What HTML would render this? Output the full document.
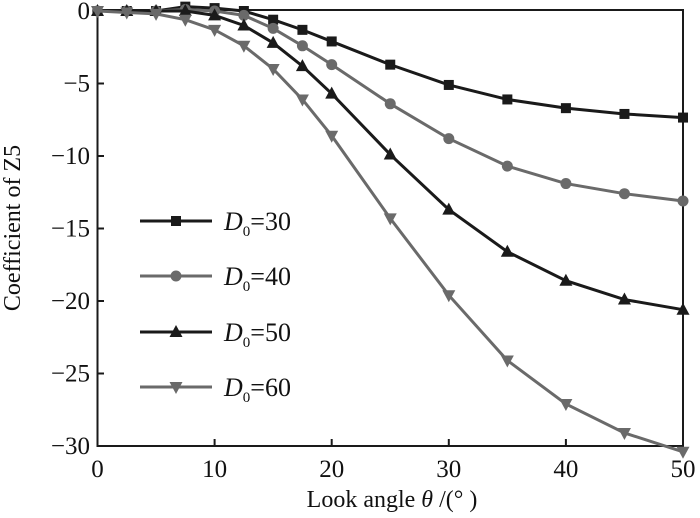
<!DOCTYPE html>
<html><head><meta charset="utf-8"><style>
html,body{margin:0;padding:0;background:#fff;}
svg{display:block;font-family:"Liberation Serif",serif;}
</style></head><body>
<svg id="s" width="700" height="518" viewBox="0 0 700 518" xmlns="http://www.w3.org/2000/svg">
<rect x="97.5" y="10" width="585.5" height="436" fill="none" stroke="#1a1a1a" stroke-width="2"/>
<g id="g"></g>
<text x="20" y="228" font-size="24" text-anchor="middle" transform="rotate(-90 20 228)" fill="#111">Coefficient of Z5</text>
<text x="392" y="507" font-size="24" text-anchor="middle" fill="#111">Look angle  <tspan font-style="italic">θ</tspan> /(° )</text>
</svg>
<script>
const g=document.getElementById('g');
const X=v=>97.5+v*(585.5/50), Y=v=>11-v*(435/30);
let h='';
for(let v=0;v<=50;v+=10){h+=`<line x1="${X(v)}" y1="446" x2="${X(v)}" y2="439" stroke="#1a1a1a" stroke-width="2"/><text x="${X(v)}" y="477" font-size="25" text-anchor="middle" fill="#111">${v}</text>`;}
for(let v=0;v>=-30;v-=5){h+=`<line x1="97.5" y1="${Y(v)}" x2="104" y2="${Y(v)}" stroke="#1a1a1a" stroke-width="2"/><text x="90" y="${Y(v)+8}" font-size="25" text-anchor="end" fill="#111">${v==0?'0':'−'+(-v)}</text>`;}
const xs=[0,2.5,5,7.5,10,12.5,15,17.5,20,25,30,35,40,45,50];
const S=[
 ['#1a1a1a','s',[0,0,0,0.3,0.2,0,-0.6,-1.3,-2.1,-3.7,-5.1,-6.1,-6.7,-7.1,-7.35],'30'],
 ['#6a6a6a','c',[0,0,0,0.1,0,-0.3,-1.2,-2.4,-3.7,-6.4,-8.8,-10.7,-11.9,-12.6,-13.1],'40'],
 ['#1a1a1a','t',[0,0,0,0,-0.3,-1,-2.2,-3.8,-5.7,-9.9,-13.7,-16.6,-18.6,-19.9,-20.6],'50'],
 ['#6a6a6a','v',[0,-0.1,-0.2,-0.6,-1.3,-2.4,-4,-6.1,-8.6,-14.3,-19.6,-24.1,-27.1,-29.1,-30.4],'60']];
function mk(t,x,y,c){
 if(t=='s')return `<rect x="${x-5}" y="${y-5}" width="10" height="10" fill="${c}"/>`;
 if(t=='c')return `<circle cx="${x}" cy="${y}" r="5.5" fill="${c}"/>`;
 if(t=='t')return `<polygon points="${x},${y-7} ${x-6.5},${y+5} ${x+6.5},${y+5}" fill="${c}"/>`;
 return `<polygon points="${x},${y+7} ${x-6.5},${y-5} ${x+6.5},${y-5}" fill="${c}"/>`;
}
const ly=[221,276,332,387];
S.forEach((s,i)=>{
 const p=xs.map((x,j)=>X(x)+','+Y(s[2][j])).join(' ');
 h+=`<polyline points="${p}" fill="none" stroke="${s[0]}" stroke-width="3"/>`;
 xs.forEach((x,j)=>h+=mk(s[1],X(x),Y(s[2][j]),s[0]));
 h+=`<line x1="140" y1="${ly[i]}" x2="212" y2="${ly[i]}" stroke="${s[0]}" stroke-width="3"/>`+mk(s[1],176,ly[i],s[0]);
 h+=`<text x="224" y="${ly[i]+9}" font-size="26" fill="#111"><tspan font-style="italic">D</tspan><tspan font-size="15" dy="6">0</tspan><tspan dy="-6">=${s[3]}</tspan></text>`;
});
g.innerHTML=h;
</script>
</body></html>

» **EXERCISE REQUIREMENTS**
Gather each line that holds "document".

» **TASK ANSWER**
What HTML would render this? Output the full document.
const g=document.getElementById('g');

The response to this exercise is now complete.